The CEO acknowledged the non-recurring engineering costs are significant, but indicated that the chips will be priced below Xeons and will offer a performance-per-dollar advantage over today’s high-end CPUs and GPUs.
Danilak has an accomplished track record as a technologist and entrepreneur. He founded ultra-dense flash storage company Skyera and SandForce, supplier of SSD controllers. Skyera was acquired by Western Digital in 2014 and SandForce was sold to LSI in 2011 for $377 million (LSI’s SSD business was later acquired by Seagate in 2014).
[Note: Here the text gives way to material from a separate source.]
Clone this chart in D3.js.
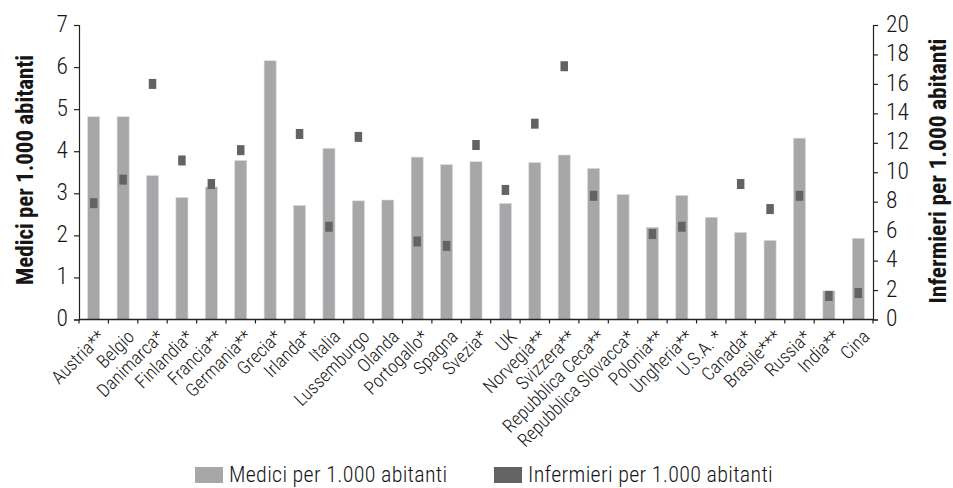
<!DOCTYPE html>
<html>
<head>
<meta charset="utf-8">
<script src="https://cdn.jsdelivr.net/npm/d3@7"></script>
<style>
  html, body { margin: 0; padding: 0; background: #fff; }
  svg { display: block; }
  text { font-family: "Roboto Condensed", "Liberation Sans", Arial, sans-serif; font-weight: 300; fill: #161616; }
</style>
</head>
<body>
<svg id="chart" width="953" height="488"></svg>
<script>
// Paesi e valori per 1.000 abitanti
const paesi = ["Austria**", "Belgio", "Danimarca*", "Finlandia*", "Francia**", "Germania**", "Grecia*",
  "Irlanda*", "Italia", "Lussemburgo", "Olanda", "Portogallo*", "Spagna", "Svezia*", "UK",
  "Norvegia**", "Svizzera**", "Repubblica Ceca**", "Repubblica Slovacca*", "Polonia**",
  "Ungheria**", "U.S.A. *", "Canada*", "Brasile***", "Russia*", "India**", "Cina"];
const medici = [4.82, 4.82, 3.42, 2.90, 3.15, 3.78, 6.15, 2.71, 4.07, 2.82, 2.84, 3.86, 3.68, 3.75, 2.76,
  3.73, 3.91, 3.59, 2.97, 2.19, 2.95, 2.43, 2.07, 1.88, 4.31, 0.68, 1.93];
const infermieri = [7.9, 9.5, 16.0, 10.8, 9.2, 11.5, null, 12.6, 6.3, 12.4, null, 5.3, 5.0, 11.85, 8.8,
  13.3, 17.2, 8.4, null, 5.8, 6.3, null, 9.2, 7.5, 8.4, 1.6, 1.8];
const mediciTicks = [0, 1, 2, 3, 4, 5, 6, 7];
const infermieriTicks = [0, 2, 4, 6, 8, 10, 12, 14, 16, 18, 20];
const titoli = ["Medici per 1.000 abitanti", "Infermieri per 1.000 abitanti"];
const legenda = ["Medici per 1.000 abitanti", "Infermieri per 1.000 abitanti"];

const colMedici = "#a7a7aa";
const colInfermieri = "#636363";

const svg = d3.select("#chart");
const area = { left: 79, right: 873, top: 25, bottom: 319.5 };

const x = d3.scaleBand().domain(paesi).range([area.left, area.right]).padding(0);
const yL = d3.scaleLinear().domain([0, 7]).range([area.bottom, area.top]);
const yR = d3.scaleLinear().domain([0, 20]).range([area.bottom, area.top]);

// Barre: medici
const barW = x.bandwidth() * 0.41;
svg.append("g").selectAll("rect")
  .data(paesi.map((p, i) => ({ p, v: medici[i] })))
  .join("rect")
  .attr("x", d => x(d.p) + x.bandwidth() / 2 - barW / 2)
  .attr("width", barW)
  .attr("y", d => yL(d.v))
  .attr("height", d => yL(0) - yL(d.v))
  .attr("fill", colMedici)
  .attr("stroke", "#dadadc")
  .attr("stroke-width", 0.6);

// Marcatori: infermieri
const mW = 7.5, mH = 10;
svg.append("g").selectAll("rect")
  .data(paesi.map((p, i) => ({ p, v: infermieri[i] })).filter(d => d.v != null))
  .join("rect")
  .attr("x", d => x(d.p) + x.bandwidth() / 2 - mW / 2)
  .attr("y", d => yR(d.v) - mH / 2)
  .attr("width", mW)
  .attr("height", mH)
  .attr("fill", colInfermieri);

// Assi verticali
const axL = svg.append("g").attr("transform", `translate(${area.left},0)`)
  .call(d3.axisLeft(yL).tickValues(mediciTicks).tickSize(5).tickPadding(6).tickFormat(d3.format("d")));
const axR = svg.append("g").attr("transform", `translate(${area.right},0)`)
  .call(d3.axisRight(yR).tickValues(infermieriTicks).tickSize(5).tickPadding(8).tickFormat(d3.format("d")));
[axL, axR].forEach(a => {
  a.select(".domain").attr("stroke", "#222").attr("stroke-width", 1.2);
  a.selectAll(".tick line").attr("stroke", "#222").attr("stroke-width", 1.2);
  a.selectAll(".tick text")
    .attr("dy", "0.26em")
    .attr("fill", "#161616")
    .style("font-family", '"Roboto Condensed", "Liberation Sans", sans-serif')
    .style("font-weight", 300)
    .style("font-size", "23.5px");
});

// Asse orizzontale con tacche fra le categorie
const axB = svg.append("g");
axB.append("line").attr("x1", area.left).attr("x2", area.right).attr("y1", area.bottom).attr("y2", area.bottom)
  .attr("stroke", "#222").attr("stroke-width", 1.4);
axB.selectAll("line.tick")
  .data(paesi.map(p => x(p)).concat([area.right]))
  .join("line").attr("class", "tick")
  .attr("x1", d => d).attr("x2", d => d)
  .attr("y1", area.bottom).attr("y2", area.bottom + 4)
  .attr("stroke", "#222").attr("stroke-width", 1.2);

// Etichette dei paesi, ruotate
axB.selectAll("text")
  .data(paesi)
  .join("text")
  .attr("transform", d => `translate(${x(d) + x.bandwidth() / 2 + 3},${area.bottom + 9}) rotate(-45)`)
  .attr("text-anchor", "end")
  .attr("dy", "0.72em")
  .style("font-size", "18.5px")
  .text(d => d);

// Titoli degli assi
const titPos = [[33, 170, 230], [946, 171, 265]];
titoli.forEach((t, i) => {
  svg.append("text")
    .attr("transform", `translate(${titPos[i][0]},${titPos[i][1]}) rotate(-90)`)
    .attr("text-anchor", "middle")
    .attr("textLength", titPos[i][2])
    .attr("lengthAdjust", "spacingAndGlyphs")
    .style("font-size", "24px")
    .style("font-weight", "bold")
    .attr("fill", "#111")
    .text(t);
});

// Legenda
const leg = svg.append("g");
const legPos = [195, 494];
const legCol = [colMedici, colInfermieri];
legenda.forEach((t, i) => {
  leg.append("rect").attr("x", legPos[i]).attr("y", 467).attr("width", 28).attr("height", 16).attr("fill", legCol[i]);
  leg.append("text").attr("x", legPos[i] + 34).attr("y", 482)
    .style("font-size", "22px").style("letter-spacing", "0.3px").text(t);
});
</script>
</body>
</html>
He was also part of the Wave Computing team that built the 10GHz processing element of deep learning DPU.
Tachyum’s technology has garnered an endorsement from Christos Kozyrakis, professor of electrical engineering and computer science at Stanford. “Despite efficiency gains from virtualization, cloud computing, and parallelism, there are still critical problems with datacenter resource utilization particularly at a size and scale of hundreds of thousands of servers. Tachyum’s breakthrough processor architecture will deliver unprecedented performance and productivity,” said Kozyrakis, who joined Tachyum as a corporate advisor in January.
Tachyum received venture funding earlier this year from European investment company IPM Growth and says it will do one more round at the end of this year to get the chip to production. In March, Tachyum moved its headquarters to a larger facility in San Jose, Calif., and announced it was looking to expand its team.